The responsibility assigned to maintenance in establishing plant availability has been verified by the study to be effective in the processing performance tea factories. Recommendations are however laid down that there is need for further improvement in performance measurement to account for processing efficiency as well as quality of output, the general performance of the equipment is calculated by multiplying the product of availability and production with quality rate. Further recommendations are laid that the parameters below to be used as reference as proposed by some scientists.

Less than 65% regarded to be unacceptable,

Between 65% and 75% considered satisfactory,

Between 75% and 85% is considered to be good,

Between 85% and 90% is termed to be very good, and

90% and above is termed as world class or exceptional performance.

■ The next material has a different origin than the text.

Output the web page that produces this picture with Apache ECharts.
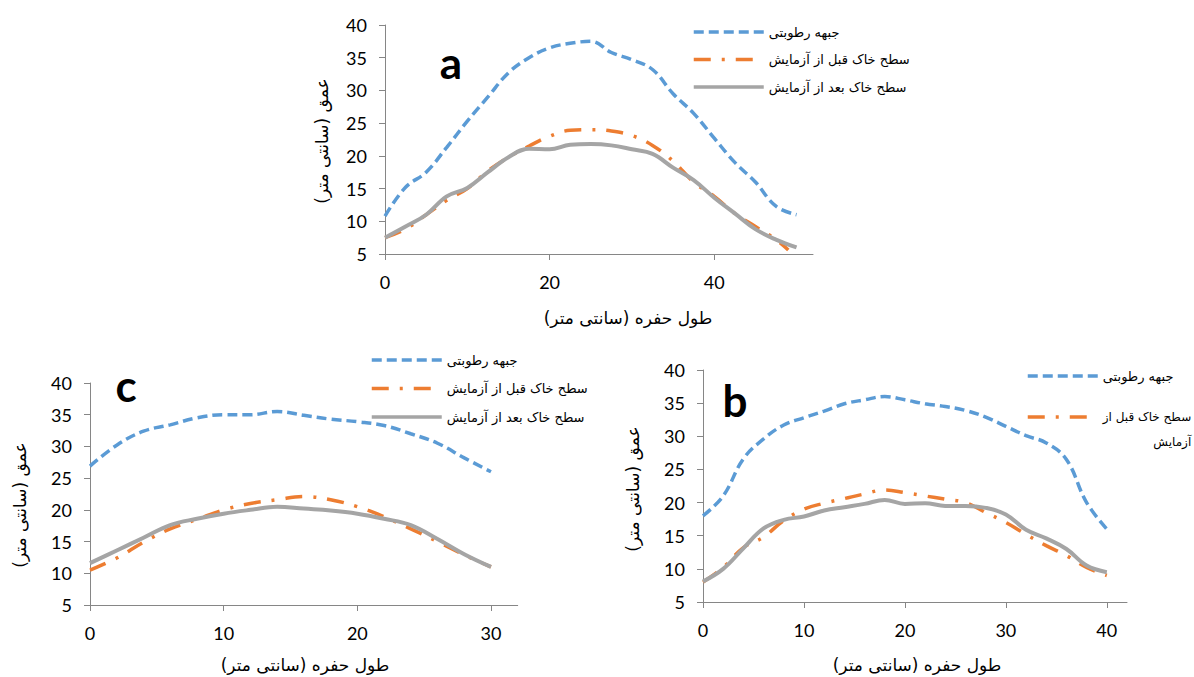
<!DOCTYPE html>
<html><head><meta charset="utf-8">
<script src="https://cdn.jsdelivr.net/npm/echarts@6/dist/echarts.min.js"></script>
<style>html,body{margin:0;padding:0;background:#fff}#c{width:1194px;height:677px}</style>
</head><body><div id="c"></div>
<script>
// ---------- text ----------
const seriesNames = ['جبهه رطوبتی', 'سطح خاک قبل از آزمایش', 'سطح خاک بعد از آزمایش'];
const xTitle = 'طول حفره (سانتی متر)\u200F';
const yTitle = 'عمق (سانتی متر)\u200F';
const panelLetters = ['a', 'b', 'c'];
const yTicks = [5, 10, 15, 20, 25, 30, 35, 40];

// ---------- panel a ----------
const aXTicks = [0, 20, 40];
const aX = [0, 2.5, 5, 7.5, 10, 12.5, 15, 17.5, 20, 22.5, 25, 27.5, 30, 32.5, 35, 37.5, 40, 42.5, 45, 47.5, 50];
const aBlue = [10.8, 15.2, 17.5, 21.3, 25.3, 29, 32.7, 35, 36.5, 37.2, 37.5, 35.8, 34.7, 33.2, 29.5, 26.5, 22.7, 19, 16, 12.3, 11];
const aOrangeX = [0, 2.5, 5, 7.5, 10, 12.5, 15, 17.5, 20, 22.5, 25, 27.5, 30, 32.5, 35, 37.5, 40, 42.5, 45, 47.5, 49];
const aOrange = [7.5, 8.8, 11, 13.2, 15, 17.7, 19.8, 21.5, 23, 23.9, 24, 23.8, 23.1, 21.6, 19.2, 16, 13.8, 11.2, 9.2, 7.2, 5.6];
const aGray = [7.5, 9.2, 11, 13.8, 15.1, 17.5, 19.8, 21.1, 21, 21.7, 21.8, 21.6, 21, 20.3, 18.2, 16.3, 13.6, 11.2, 8.8, 7.2, 6];

// ---------- panel b ----------
const bXTicks = [0, 10, 20, 30, 40];
const bX = [0, 2, 4, 6, 8, 10, 12, 14, 16, 18, 20, 22, 24, 26, 28, 30, 32, 34, 36, 38, 40];
const bBlue = [18, 21, 26.6, 29.6, 31.7, 32.8, 33.8, 34.9, 35.5, 36, 35.5, 34.9, 34.5, 33.9, 32.9, 31.5, 30.1, 29, 26.5, 20, 16];
const bOrange = [8, 10.2, 13.2, 14.8, 17.3, 19, 19.9, 20.6, 21.3, 21.9, 21.5, 21, 20.5, 20, 18.5, 17, 15.2, 13.5, 12, 10.2, 9];
const bGray = [8.1, 10, 13.1, 16.1, 17.4, 17.9, 18.8, 19.3, 19.8, 20.4, 19.8, 19.9, 19.5, 19.5, 19.2, 18.2, 15.9, 14.6, 13, 10.5, 9.5];

// ---------- panel c ----------
const cXTicks = [0, 10, 20, 30];
const cX = [0, 2, 4, 6, 8, 10, 12, 14, 16, 18, 20, 22, 24, 26, 28, 30];
const cBlue = [26.9, 30.2, 32.4, 33.4, 34.5, 35, 35, 35.5, 34.9, 34.3, 33.9, 33.3, 32, 30.5, 28.2, 26];
const cOrange = [10.5, 12.4, 14.9, 17, 18.5, 20, 21, 21.6, 22.1, 21.6, 20.5, 18.9, 17, 15, 12.9, 11];
const cGray = [11.6, 13.6, 15.6, 17.6, 18.6, 19.4, 20, 20.5, 20.2, 19.9, 19.4, 18.6, 17.6, 15.4, 13, 11];

// ---------- build ----------
const zip = (xs, ys) => xs.map((x, i) => [x, ys[i]]);
const AXIS = '#868686';
const NUMFONT = 'Lato, "Open Sans", sans-serif';
const AR = '"DejaVu Sans", sans-serif';
const styles = [
  { color: '#5B9BD5', width: 3.5, type: [10, 5] },
  { color: '#ED7D31', width: 3.5, type: [17, 11, 3, 11] },
  { color: '#A5A5A5', width: 4, type: 'solid' }
];
const panels = [
  { grid: { left: 385, top: 25, width: 428, height: 229 }, xmax: 52, xticks: aXTicks,
    data: [zip(aX, aBlue), zip(aOrangeX, aOrange), zip(aX, aGray)] },
  { grid: { left: 90, top: 383, width: 427.7, height: 222 }, xmax: 32, xticks: cXTicks,
    data: [zip(cX, cBlue), zip(cX, cOrange), zip(cX, cGray)] },
  { grid: { left: 703, top: 370, width: 424, height: 232 }, xmax: 42, xticks: bXTicks,
    data: [zip(bX, bBlue), zip(bX, bOrange), zip(bX, bGray)] }
];

const grid = [], xAxis = [], yAxis = [], series = [];
panels.forEach((p, i) => {
  grid.push(Object.assign({ containLabel: false, outerBoundsMode: 'none' }, p.grid));
  xAxis.push({
    type: 'value', gridIndex: i, min: 0, max: p.xmax, interval: 10,
    axisLine: { show: true, onZero: false, lineStyle: { color: AXIS, width: 1 } },
    axisTick: { show: true, inside: false, length: 6, customValues: p.xticks, lineStyle: { color: AXIS } },
    axisLabel: { customValues: p.xticks, margin: 19, color: '#000', fontFamily: NUMFONT, fontSize: 18 },
    splitLine: { show: false }
  });
  yAxis.push({
    type: 'value', gridIndex: i, min: 5, max: 40, interval: 5,
    axisLine: { show: true, onZero: false, lineStyle: { color: AXIS, width: 1 } },
    axisTick: { show: true, inside: false, length: 6, lineStyle: { color: AXIS } },
    axisLabel: { margin: 18, color: '#000', fontFamily: NUMFONT, fontSize: 18,
      customValues: yTicks },
    splitLine: { show: false }
  });
  p.data.forEach((d, k) => {
    series.push({
      type: 'line', name: seriesNames[k], xAxisIndex: i, yAxisIndex: i,
      data: d, smooth: 0.4, symbol: 'none', showSymbol: false, silent: true,
      lineStyle: { color: styles[k].color, width: styles[k].width, type: styles[k].type, cap: 'butt' },
      itemStyle: { color: styles[k].color },
      z: 2 + k
    });
  });
});

const legendBase = {
  orient: 'vertical', itemWidth: 70, itemHeight: 14,
  selectedMode: false,
  itemStyle: { color: 'rgba(0,0,0,0)', borderWidth: 0, opacity: 0 },
  lineStyle: { width: 3.5 },
  textStyle: { fontFamily: AR, fontSize: 13, color: '#000', lineHeight: 14 }
};
const legend = [
  Object.assign({}, legendBase, { left: 687, top: 20, itemGap: 13.5, data: seriesNames }),
  Object.assign({}, legendBase, { left: 365, top: 348, itemGap: 14.5, data: seriesNames }),
  Object.assign({}, legendBase, { left: 1021, top: 364, data: [seriesNames[0]] }),
  Object.assign({}, legendBase, { left: 1021, top: 374.5, data: [seriesNames[1]],
    formatter: () => '{t|سطح خاک قبل از}\n{t|آزمایش}',
    textStyle: { fontFamily: AR, fontSize: 12, color: '#000', lineHeight: 25, padding: [25, 0, 0, 0],
      rich: { t: { fontFamily: AR, fontSize: 12, color: '#000', lineHeight: 25, align: 'right' } } } })
];

function txt(x, y, text, font, rot) {
  return { type: 'text', x: x, y: y, rotation: rot || 0, silent: true,
    style: { text: text, font: font, fill: '#000', align: 'center', verticalAlign: 'middle',
      textAlign: 'center', textVerticalAlign: 'middle' } };
}
const TF = '17px ' + AR;
const LF = 'bold 44px Lato, sans-serif';
const graphic = [
  txt(451, 62, panelLetters[0], LF),
  txt(735, 400, panelLetters[1], LF),
  txt(126, 385, panelLetters[2], LF),
  txt(628, 318, xTitle, TF),
  txt(305, 665, xTitle, TF),
  txt(917, 665, xTitle, TF),
  txt(322, 141, yTitle, TF, Math.PI / 2),
  txt(20, 505, yTitle, TF, Math.PI / 2),
  txt(633, 489, yTitle, TF, Math.PI / 2)
];

const chart = echarts.init(document.getElementById('c'), null, { renderer: 'svg' });
chart.setOption({ animation: false, backgroundColor: '#fff', grid, xAxis, yAxis, series, legend, graphic });
</script></body></html>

Some of the major limitations which were encountered during the research process included limited number of responses received from the total number of questionnaires released. This was as outlined by the present data mining reports on performance. The research was conducted in a cross-sectional manner and considering the fact that production process of tea is influenced by changes in climatic conditions such as weather, exchange rate etc., it was very difficult for the research to determine the influence of seasonal changes on the maintenance and processing operations of tea. The research was also limited only to tea processing managed companies.

Recommendations are laid down that by use of the present levels of plant availability as the reference point, longitudinal research is conducted to include changes in climatic conditions impacting on the processing activities of Tea alongside maintenance performance in UK. Plant availability enhancement can thus be conducted and regulated by making reference to the present baseline.

Suggestions are also made that various studies with similar objectives be conducted within other factories different from tea processing companies to provide relational performance data for tea processing factories.

It is further suggested that extensive research activities be conducted in sectors different from the common correlation analysis. This was as outlined by the difference posed by region 7. Annual analysis of data was equally recommended for every tea processing company to determine whether the generalized system applies for all the factories or not.